Last month, at the Content Delivery Summit in NYC, I discussed the idea of Akamai getting into the CDN software licensing business with a bunch of carriers at the show and the vast majority of them told me they see it as more of a defensive strategy on Akamai's part than anything else. While Akamai is right when they told me that, "there would be obvious benefits for network service providers in terms of cost savings and even new business opportunities" for such a product as LCDN, service providers paint a different picture for Akamai wanting to enter the market.
With many carriers starting to spend serious CAPEX dollars on their own content delivery build-outs, some are telling me that they don't see the need to allow Akamai to take up more space inside their network. If you're Akamai and you want to stay inside the last mile, the best way to do that is to give carriers and ISPs an incentive to keep your servers around. Akamai has always provided a benefit as the carriers never wanted to get into the CDN business themselves, but that's quickly changing. As soon as carriers and ISPs build and deploy their own CDN solutions, which we have started to see them do thanks to the success of services like Netflix, (see: Netflix Viewers Consume Almost 10 Hrs Of Video A Month, Do Last-Mile Providers Have A Strategy?), Akamai's servers become less important for some of these carriers.
Back in 2009 I blogged that I was starting to see come ISPs that were early in building out their own content deliver solutions denying requests from CDNs to place servers in their network or were kicking out CDNs who previously had gear in their facilities. Some carriers and ISPs have told me that this practice has only accelerated since then as we continue to see and hear about more carriers building out their own platforms for delivering video. I don't know what impact this has had on Akamai but some have suggested to me that Akamai's long standing marketing message of being inside the last mile could be at jeopardy in the future if enough carriers and ISPs build their own CDNs. So one way for Akamai to keep that from happening is by trying to license their own CDN platform to the carriers, thereby keeping Akamai firmly entrenched inside the last mile. Or they could do what Cotendo is doing and work to get their technology on network hardware and embedded into other platforms like from Juniper and others.
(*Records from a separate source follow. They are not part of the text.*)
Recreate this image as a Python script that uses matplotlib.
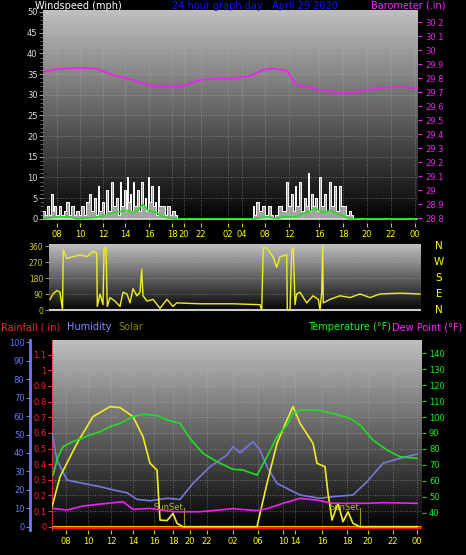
import matplotlib
matplotlib.use('Agg')
import matplotlib.pyplot as plt
import numpy as np

# ---- data (x values are horizontal positions, in pixels) ----
top_tick_pos = [57, 80, 103, 125, 149, 172, 184, 201, 228, 242, 265, 289, 319, 343, 367, 391, 415]
top_tick_lab = ['08', '10', '12', '14', '16', '18', '20', '22', '02', '04', '08', '12', '16', '18', '20', '22', '00']

baro_x = [43, 57, 80, 97, 113, 133, 150, 167, 182, 200, 217, 233, 250, 263, 273, 287, 295, 317, 333, 353, 367, 383, 400, 417]
baro_y = [29.848, 29.864, 29.876, 29.867, 29.824, 29.788, 29.75, 29.74, 29.745, 29.788, 29.80, 29.798,
          29.817, 29.86, 29.871, 29.855, 29.76, 29.72, 29.705, 29.70, 29.717, 29.733, 29.74, 29.729]

gust_x = [43, 46, 48, 50, 52, 53, 55, 57, 60, 62, 65, 67, 70, 72, 75, 77, 80, 82, 85, 87, 90, 92, 95, 97, 98,
          100, 103, 105, 107, 109, 112, 114, 117, 119, 120, 122, 125, 126, 127, 129, 130, 132, 133, 135,
          138, 140, 142, 144, 145, 147, 148, 150, 152, 154, 155, 157, 158, 160, 163, 166, 168, 171, 173, 176, 177, 178,
          252, 253, 255, 257, 260, 263, 266, 270, 272, 273, 276, 280, 284, 287, 289, 292, 294, 295, 297, 300,
          302, 305, 307, 308, 310, 312, 314, 315, 318, 320, 322, 325, 327, 330, 332, 335, 337, 340, 342, 345,
          347, 350, 352, 353]
gust_y = [2, 1, 3, 1, 6, 2, 3, 1, 3, 1, 2, 4, 1, 3, 1, 2, 1, 3, 1, 4, 6, 2, 5, 1, 8,
          2, 4, 1, 7, 2, 9, 3, 5, 1, 9, 3, 7, 2, 10, 4, 6, 2, 9, 3,
          7, 2, 9, 3, 5, 2, 10, 4, 8, 3, 4, 1, 8, 3, 3, 1, 3, 1, 2, 1, 0, 0,
          0, 3, 1, 4, 2, 3, 1, 3, 1, 0, 1, 3, 2, 9, 3, 6, 2, 8, 3, 9,
          2, 5, 3, 11, 2, 6, 3, 5, 2, 10, 3, 6, 2, 9, 3, 8, 2, 8, 3, 3,
          1, 2, 1, 0]

avg_x = [43, 57, 70, 77, 100, 113, 127, 133, 137, 143, 148, 157, 163, 173, 253, 267, 277, 283, 297, 300, 307, 315, 323, 330, 340, 350, 417]
avg_y = [0, 0.5, 0.5, 0, 0.5, 1.5, 2, 1.5, 2, 3.5, 2, 1.5, 0.5, 0, 0, 0.5, 0, 0.5, 0.5, 1, 1.5, 2.5, 1.5, 2, 1, 0, 0]

dir_x = [50, 53, 57, 60, 62.5, 63.3, 66.7, 73, 80, 87, 93, 96.7, 97.3, 100, 103, 104, 106, 107.3, 110, 115, 120, 123,
         127, 130, 133, 137, 140, 141.7, 143, 147, 153, 160, 167, 173, 176.7, 200, 233, 260, 261.7, 263.3, 266.7,
         273, 276.7, 280, 286.7, 287.3, 290, 291.7, 293.3, 295, 296.7, 300, 306.7, 313, 318.3, 320, 321.7, 322.7,
         323.3, 330, 340, 350, 360, 370, 380, 400, 420]
dir_y = [60, 90, 110, 100, 0, 340, 290, 300, 310, 300, 330, 320, 20, 90, 30, 350, 350, 20, 70, 50, 20, 100,
         90, 40, 120, 80, 100, 230, 80, 50, 60, 10, 60, 20, 40, 35, 35, 30, 0, 350, 350,
         300, 240, 300, 310, 0, 0, 330, 350, 30, 90, 100, 40, 80, 60, 0, 100, 360,
         40, 60, 80, 70, 90, 70, 90, 95, 90]

bot_tick_pos = [66, 88, 111, 133, 154, 173, 190, 207, 233, 258, 283, 295, 322, 347, 368, 393, 417]
bot_tick_lab = ['08', '10', '12', '14', '16', '18', '20', '22', '02', '06', '10', '14', '16', '18', '20', '22', '00']

temp_x = [53, 58, 63, 73, 87, 100, 110, 120, 133, 143, 157, 167, 180, 190, 203, 217, 233, 243, 257, 267, 277,
          287, 293, 300, 317, 333, 350, 360, 373, 387, 400, 417]
temp_y = [63.6, 75.1, 81.4, 84.6, 88.1, 90.8, 94, 96, 100.3, 101.7, 101, 98.2, 96, 86.6, 77.2, 72, 67.2, 66.8,
          63.6, 75.1, 87.7, 95, 102.3, 104.4, 104.4, 102.3, 99.2, 95, 85.6, 79.3, 75.1, 74.1]

dew_x = [53, 67, 83, 100, 123, 133, 150, 173, 200, 233, 257, 267, 283, 300, 317, 333, 367, 383, 417]
dew_y = [42.7, 41.7, 44.2, 45.4, 46.9, 42.1, 42.7, 40.6, 40.6, 42.5, 41.3, 42.5, 45.9, 49, 47.9, 45.9, 45.9, 46.3, 45.9]

hum_x = [52, 57, 67, 83, 100, 117, 127, 137, 150, 167, 180, 193, 210, 227, 233, 240, 253, 260, 267, 277, 290,
         300, 320, 333, 353, 367, 383, 400, 417]
hum_y = [50.6, 36.2, 25.3, 23.5, 21.7, 19.5, 18.4, 14.8, 14.1, 15.4, 14.8, 23.5, 32.5, 38.9, 43.4, 40.1, 46.1,
         41.6, 32.5, 23.5, 19.9, 17.2, 15.4, 16.3, 17.2, 24.4, 34.4, 37.1, 39.4]

solar_x = [52, 60, 77, 93, 110, 120, 133, 143, 150, 157, 160, 167, 173, 177, 183, 257, 267, 277, 287, 293, 300,
           313, 317, 325, 328, 332, 338, 343, 348, 353, 360, 417]
solar_y = [10.8, 27.1, 45.2, 59.7, 65.1, 64.6, 59.7, 48.8, 34.4, 30.7, 3.6, 3.3, 7.2, 1.8, 0, 0, 23.5, 45.2, 57.9,
           65.1, 56.1, 45.2, 34.4, 32.5, 18.1, 3.6, 12.7, 2.7, 8.1, 1.8, 0, 0]

rain_x = [52, 420]
rain_y = [0, 0]

sunset_x = [184, 360]

W, H = 466, 555
fig = plt.figure(figsize=(W / 100, H / 100), dpi=100, facecolor='black')


def axes_px(x0, y0, x1, y1):
    return fig.add_axes([x0 / W, 1 - y1 / H, (x1 - x0) / W, (y1 - y0) / H])


def backdrop(ax, x0, x1, y0, y1):
    grad = np.linspace(0.75, 0.0, 200)[:, None]
    ax.imshow(grad, extent=(x0, x1, y0, y1), aspect='auto', cmap='gray', vmin=0, vmax=1, zorder=0)
    ax.set_facecolor('black')
    for s in ax.spines.values():
        s.set_visible(False)


def grid(ax, xs, ys, x0, x1, y0, y1):
    for x in xs:
        ax.plot([x, x], [y0, y1], color='#bbbbbb', lw=0.6, ls=(0, (1, 2)), alpha=0.6, zorder=1)
    for y in ys:
        ax.plot([x0, x1], [y, y], color='#bbbbbb', lw=0.6, ls=(0, (1, 2)), alpha=0.6, zorder=1)


fs = 6
lfs = 7

# ---------------- top panel: wind speed + barometer ----------------
ax1 = axes_px(43, 10, 418, 223)
w0 = -1.0
w1 = 50 + (12 - 10) / 4.14
ax1.set_xlim(43, 418)
ax1.set_ylim(w0, w1)
backdrop(ax1, 43, 418, w0, w1)
grid(ax1, top_tick_pos, range(0, 51, 5), 43, 418, w0, w1)
ax1.fill_between(gust_x, gust_y, step='mid', color='#cccccc', alpha=0.8, lw=0, zorder=2)
ax1.step(gust_x, gust_y, where='mid', color='white', lw=0.7, zorder=3)
ax1.plot([43, 418], [0, 0], color='#dddddd', lw=1.2, zorder=3)
ax1.plot(avg_x, avg_y, color='#22dd22', lw=1.2, zorder=4)
ax1.set_yticks(range(0, 51, 5))
ax1.set_yticks(np.arange(0, 50, 1), minor=True)
ax1.tick_params(axis='y', colors='#999999', labelcolor='#dddddd', labelsize=fs, length=3, pad=1)
ax1.tick_params(axis='y', which='minor', colors='#777777', length=2)
ax1.set_xticks(top_tick_pos)
ax1.set_xticklabels(top_tick_lab)
ax1.tick_params(axis='x', colors='#cccc00', labelcolor='#ffff00', labelsize=fs, length=3, pad=2)

ax1b = ax1.twinx()
ax1b.set_ylim(28.8 - 4.7 / 140, 30.2 + 12.3 / 140)
ax1b.plot(baro_x, baro_y, color='#ee22ee', lw=1.3)
ax1b.set_yticks(np.round(np.arange(28.8, 30.25, 0.1), 1))
ax1b.set_yticklabels(['28.8', '28.9', '29', '29.1', '29.2', '29.3', '29.4', '29.5', '29.6', '29.7', '29.8',
                      '29.9', '30', '30.1', '30.2'])
ax1b.set_yticks(np.arange(28.8, 30.25, 0.02), minor=True)
ax1b.tick_params(axis='y', colors='#ee22ee', labelcolor='#ee22ee', labelsize=fs, length=3, pad=2)
ax1b.tick_params(axis='y', which='minor', length=2)
for s in ax1b.spines.values():
    s.set_visible(False)

fig.text(35 / W, 1 - 6 / H, 'Windspeed (mph)', color='white', fontsize=lfs, va='center')
fig.text(172 / W, 1 - 6 / H, '24 hour graph day : April 29 2020', color='#1010ff', fontsize=lfs, va='center')
fig.text(371 / W, 1 - 6 / H, 'Barometer (.in)', color='#ff22ff', fontsize=lfs, va='center')

# ---------------- middle panel: wind direction ----------------
ax2 = axes_px(49, 244, 421, 312)
d0 = -360 * 2 / 64
d1 = 360 + 360 * 2 / 64
ax2.set_xlim(49, 421)
ax2.set_ylim(d0, d1)
backdrop(ax2, 49, 421, d0, d1)
grid(ax2, [], [0, 90, 180, 270, 360], 49, 421, d0, d1)
ax2.plot([49, 421], [0, 0], color='#cccccc', lw=1.5, zorder=2)
ax2.plot(dir_x, dir_y, color='#eeee22', lw=1.0, zorder=3)
ax2.set_yticks([0, 90, 180, 270, 360])
ax2.tick_params(axis='y', colors='#888888', labelcolor='#cccc33', labelsize=fs - 0.5, length=3, pad=1)
ax2.set_xticks([])
for lab, d in zip(['N', 'E', 'S', 'W', 'N'], [0, 90, 180, 270, 360]):
    ax2.text(439, d, lab, color='#ffff00', fontsize=7.5, ha='center', va='center', clip_on=False)

fig.text(1 / W, 1 - 327 / H, 'Rainfall (.in)', color='#ff2020', fontsize=lfs, va='center')
fig.text(67 / W, 1 - 327 / H, 'Humidity', color='#8888ff', fontsize=lfs, va='center')
fig.text(118 / W, 1 - 327 / H, 'Solar', color='#888800', fontsize=lfs, va='center')
fig.text(391 / W, 1 - 327 / H, 'Temperature (°F)', color='#22ee22', fontsize=lfs, va='center', ha='right')
fig.text(392 / W, 1 - 327 / H, 'Dew Point (°F)', color='#ff22ff', fontsize=lfs, va='center')

# ---------------- bottom panel: rain / humidity / solar / temp / dew ----------------
ax3 = axes_px(52, 340, 422, 530)
r0, r1 = -3.3 / 156.4, (526.7 - 340) / 156.4
ax3.set_xlim(52, 422)
ax3.set_ylim(r0, r1)
backdrop(ax3, 52, 422, r0, r1)
grid(ax3, bot_tick_pos, np.arange(0, 1.15, 0.1), 52, 422, r0, r1)
ax3.plot(rain_x, rain_y, color='#ff1010', lw=2.2, zorder=5)
ax3.plot(rain_x, [0.005, 0.005], color='#ffaa00', lw=0.8, zorder=6)
ax3.spines['left'].set_visible(True)
ax3.spines['left'].set_color('#ff3030')
ax3.spines['left'].set_linestyle(':')
ax3.set_yticks(np.round(np.arange(0, 1.15, 0.1), 1))
ax3.set_yticklabels(['0', '0.1', '0.2', '0.3', '0.4', '0.5', '0.6', '0.7', '0.8', '0.9', '1', '1.1'])
ax3.tick_params(axis='y', colors='#ff3030', labelcolor='#ff2020', labelsize=fs, length=3, pad=1)
ax3.set_xticks(bot_tick_pos)
ax3.set_xticklabels(bot_tick_lab)
ax3.tick_params(axis='x', colors='#cccc00', labelcolor='#ffff00', labelsize=fs, length=3, pad=2)

ax3h = ax3.twinx()
ax3h.set_ylim((526.7 - 530) / 1.844, (526.7 - 340) / 1.844)
ax3h.yaxis.set_ticks_position('left')
ax3h.spines['left'].set_position(('axes', -22 / 370))
ax3h.spines['left'].set_color('#7777ee')
ax3h.spines['left'].set_linewidth(2)
for k in ['right', 'top', 'bottom']:
    ax3h.spines[k].set_visible(False)
ax3h.set_yticks(range(0, 101, 10))
ax3h.tick_params(axis='y', colors='#7777ee', labelcolor='#6677ff', labelsize=fs, length=3, pad=1)
ax3h.plot(hum_x, hum_y, color='#7777dd', lw=1.2, zorder=3)
ax3h.plot(solar_x, solar_y, color='#eeee22', lw=1.2, zorder=4)
for sx in sunset_x:
    ax3h.plot([sx, sx], [0, 10], color='#999900', lw=0.8)
    ax3h.text(sx - 1, 10.5, 'SunSet', color='#bbbb22', fontsize=6, ha='right', va='center')

ax3t = ax3.twinx()
ax3t.set_ylim(40 - 17.3 / 1.594, 140 + 13.3 / 1.594)
ax3t.plot(temp_x, temp_y, color='#22dd22', lw=1.2, zorder=3)
ax3t.plot(dew_x, dew_y, color='#ee22ee', lw=1.2, zorder=3)
ax3t.set_yticks(range(40, 141, 10))
ax3t.set_yticks(range(30, 146, 2), minor=True)
ax3t.tick_params(axis='y', colors='#22cc22', labelcolor='#22ee22', labelsize=fs, length=3, pad=2)
ax3t.tick_params(axis='y', which='minor', length=2)
for s in ax3t.spines.values():
    s.set_visible(False)

fig.savefig('out.png', dpi=100, facecolor='black')
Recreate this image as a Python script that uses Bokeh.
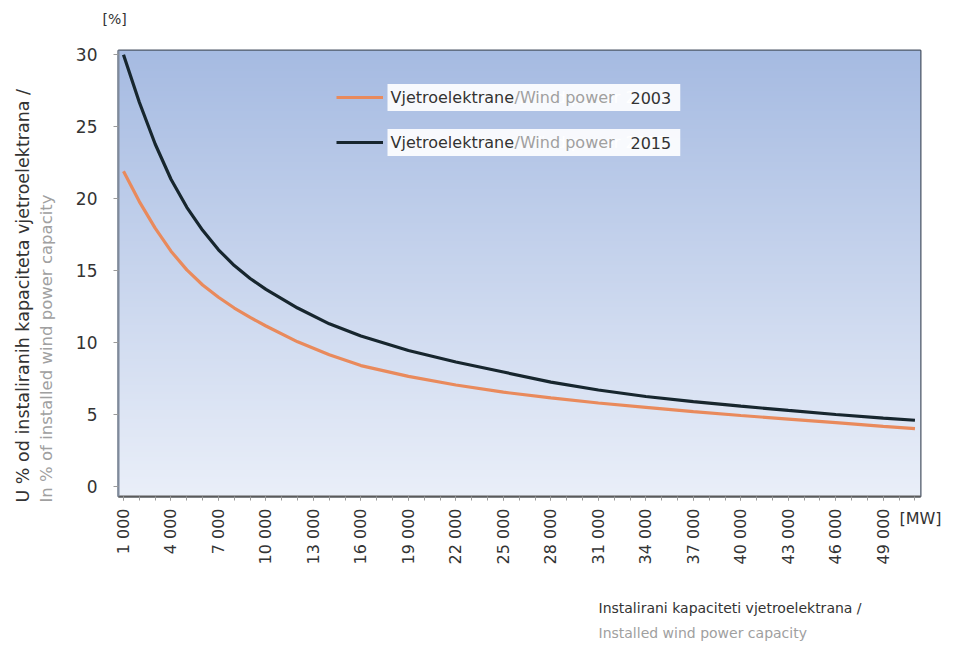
import math
import numpy as np
from bokeh.plotting import figure
from bokeh.models import (Range1d, FixedTicker, Label, Legend, LegendItem, Title,
                          LinearAxis)
from bokeh.embed import file_html
from bokeh.resources import INLINE

# ---- data ----
capacity_mw = [1000, 2000, 3000, 4000, 5000, 6000, 7000, 8000, 9000, 10000,
               12000, 14000, 16000, 19000, 22000, 25000, 28000, 31000, 34000,
               37000, 40000, 43000, 46000, 49000, 51000]
wind_2003 = [21.9, 19.8, 17.95, 16.35, 15.05, 14.0, 13.15, 12.4, 11.75, 11.15,
             10.05, 9.15, 8.4, 7.65, 7.05, 6.55, 6.15, 5.8, 5.5,
             5.2, 4.93, 4.68, 4.43, 4.18, 4.02]
wind_2015 = [30.0, 26.7, 23.8, 21.35, 19.4, 17.8, 16.45, 15.35, 14.45, 13.7,
             12.4, 11.3, 10.45, 9.45, 8.65, 7.95, 7.25, 6.7, 6.25,
             5.9, 5.58, 5.28, 5.0, 4.75, 4.6]
x_ticks = [1000, 4000, 7000, 10000, 13000, 16000, 19000, 22000, 25000, 28000,
           31000, 34000, 37000, 40000, 43000, 46000, 49000]
x_tick_labels = ["1 000", "4 000", "7 000", "10 000", "13 000", "16 000",
                 "19 000", "22 000", "25 000", "28 000", "31 000", "34 000",
                 "37 000", "40 000", "43 000", "46 000", "49 000"]
x_minor_ticks = list(range(1000, 52000, 1000))
y_ticks = [0, 5, 10, 15, 20, 25, 30]
series_names = ["2003", "2015"]

FONT = "DejaVu Sans"
DARK = "#333333"
GRAY = "#a0a0a0"

X0, X1 = 684, 51350
Y0, Y1 = -0.7, 30.3

p = figure(width=960, height=644, output_backend="svg", toolbar_location=None,
           x_range=Range1d(X0, X1), y_range=Range1d(Y0, Y1),
           min_border_left=118, min_border_right=40,
           min_border_top=50, min_border_bottom=147)
p.background_fill_color = "#d0dbef"
p.border_fill_color = "white"
p.outline_line_color = "#4d5766"
p.outline_line_width = 2
p.grid.visible = False

# vertical gradient background
N = 200
img = np.empty((N, 1), dtype=np.uint32)
view = img.view(dtype=np.uint8).reshape((N, 1, 4))
top = np.array([166, 187, 226])
bot = np.array([234, 239, 249])
for i in range(N):
    t = i / (N - 1)
    c = bot + (top - bot) * t
    view[i, 0, 0:3] = c.astype(np.uint8)
    view[i, 0, 3] = 255
p.image_rgba(image=[img], x=X0, y=Y0, dw=X1 - X0, dh=Y1 - Y0)

# lines
r2003 = p.line(capacity_mw, wind_2003, line_color="#e98a5c", line_width=3.2)
r2015 = p.line(capacity_mw, wind_2015, line_color="#17262e", line_width=3.2)

# axes styling
xa = p.xaxis[0]
xa.ticker = FixedTicker(ticks=x_ticks, minor_ticks=x_minor_ticks)
xa.major_label_overrides = {t: l for t, l in zip(x_ticks, x_tick_labels)}
xa.major_label_orientation = math.pi / 2
xa.major_label_text_font = FONT
xa.major_label_text_font_size = "16px"
xa.major_label_text_color = DARK
xa.major_label_standoff = 8
xa.axis_line_color = "#5a5a5a"
xa.axis_line_width = 2
xa.major_tick_line_color = "#9a9a9a"
xa.minor_tick_line_color = "#9a9a9a"
xa.major_tick_out = 4
xa.major_tick_in = 0
xa.minor_tick_out = 4
xa.minor_tick_in = 0
# unit label at the right end of the x axis
xa.axis_label_text_font = FONT
xa.axis_label_text_font_size = "16px"
xa.axis_label_text_font_style = "normal"
xa.axis_label_text_color = DARK
xa.axis_label_standoff = -58
xa.axis_label = "[MW]"
xa.axis_label_align = "end"

ya = p.yaxis[0]
ya.ticker = FixedTicker(ticks=y_ticks)
ya.major_label_text_font = FONT
ya.major_label_text_font_size = "17px"
ya.major_label_text_color = DARK
ya.major_label_standoff = 16
ya.axis_line_color = "#7f8a9c"
ya.axis_line_width = 2
ya.major_tick_line_color = "#9a9a9a"
ya.major_tick_out = 5
ya.major_tick_in = 0
ya.minor_tick_line_color = None


def spacer(size, tick):
    """An invisible axis used only to reserve room in a side panel."""
    return LinearAxis(ticker=FixedTicker(ticks=[tick], minor_ticks=[]),
                      axis_line_color=None,
                      major_tick_line_color=None, minor_tick_line_color=None,
                      major_tick_out=size, major_tick_in=0, minor_tick_out=0,
                      minor_tick_in=0, major_label_standoff=0,
                      major_label_overrides={tick: ""},
                      major_label_text_font_size="0px")


# legend (samples only, text overlaid with coloured labels)
legend = Legend(items=[LegendItem(label="Vjetroelektrane /Wind power " + series_names[0], renderers=[r2003]),
                       LegendItem(label="Vjetroelektrane /Wind power " + series_names[1], renderers=[r2015])],
                location=(218, 344), glyph_width=47, glyph_height=20,
                label_height=20, spacing=25, padding=0, margin=0,
                label_text_alpha=0, label_text_font_size="16px",
                background_fill_alpha=0, border_line_color=None)
p.add_layout(legend, "center")

def add_label(x, y, text, color, size="16px", **kw):
    p.add_layout(Label(x=x, y=y, x_units="screen", y_units="screen", text=text,
                       text_font=FONT, text_font_size=size, text_color=color, **kw))

pad_kw = {"padding": 4} if "padding" in Label.properties() else {}
for yy, name in [(399, series_names[0]), (354, series_names[1])]:
    p.add_layout(Label(x=269, y=yy, x_units="screen", y_units="screen",
                       text="Vjetroelektrane /Wind power " + name + "\u00a0\u00a0",
                       text_font=FONT, text_font_size="16px", text_color="white",
                       text_baseline="middle",
                       background_fill_color="white", background_fill_alpha=0.9,
                       **pad_kw))
    add_label(272, yy, "Vjetroelektrane", DARK, text_baseline="middle")
    add_label(396, yy, "/Wind power", GRAY, text_baseline="middle")
    add_label(512, yy, name, DARK, text_baseline="middle")

# unit label above the y axis
p.add_layout(spacer(22, x_ticks[0]), "above")
p.add_layout(Title(text="[%]", align="left", offset=-16, standoff=4,
                   text_font=FONT, text_font_size="14px",
                   text_font_style="normal", text_color=DARK), "above")

# y axis titles (gray nearer the axis, dark farther out)
p.add_layout(spacer(15, y_ticks[0]), "left")
p.add_layout(Title(text="In % of installed wind power capacity", align="left",
                   offset=-6, standoff=3, text_font=FONT, text_font_size="16.5px",
                   text_font_style="normal", text_color=GRAY), "left")
p.add_layout(Title(text="U % od instaliranih kapaciteta vjetroelektrana /", align="left",
                   offset=-6, standoff=2, text_font=FONT, text_font_size="17.5px",
                   text_font_style="normal", text_color=DARK), "left")

# x axis titles
p.add_layout(spacer(63, x_ticks[0]), "below")
p.add_layout(Title(text="Instalirani kapaciteti vjetroelektrana /", align="left",
                   offset=480, standoff=7, text_font=FONT, text_font_size="14px",
                   text_font_style="normal", text_color=DARK), "below")
p.add_layout(Title(text="Installed wind power capacity", align="left",
                   offset=480, standoff=7, text_font=FONT, text_font_size="14px",
                   text_font_style="normal", text_color=GRAY), "below")

open("out.html", "w").write(file_html(p, INLINE))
If Akamai doesn't offer some kind of LCDN offering, their strategic position inside the network is going to be affected and their value proposition won't be as strong. While Akamai does not always get free release estate from service providers, they get a lot of it and if that goes away, their business model is drastically impacted. How quickly it would be impacted no one knows for sure, but it's very clear that over the next 18 months, telcos, carriers and ISPs are going to drastically impact what the current CDN landscape looks like.
Added 6/22: Akamai currently has 5 open positions listed on their website that they are looking to fill for their new LCDN offering.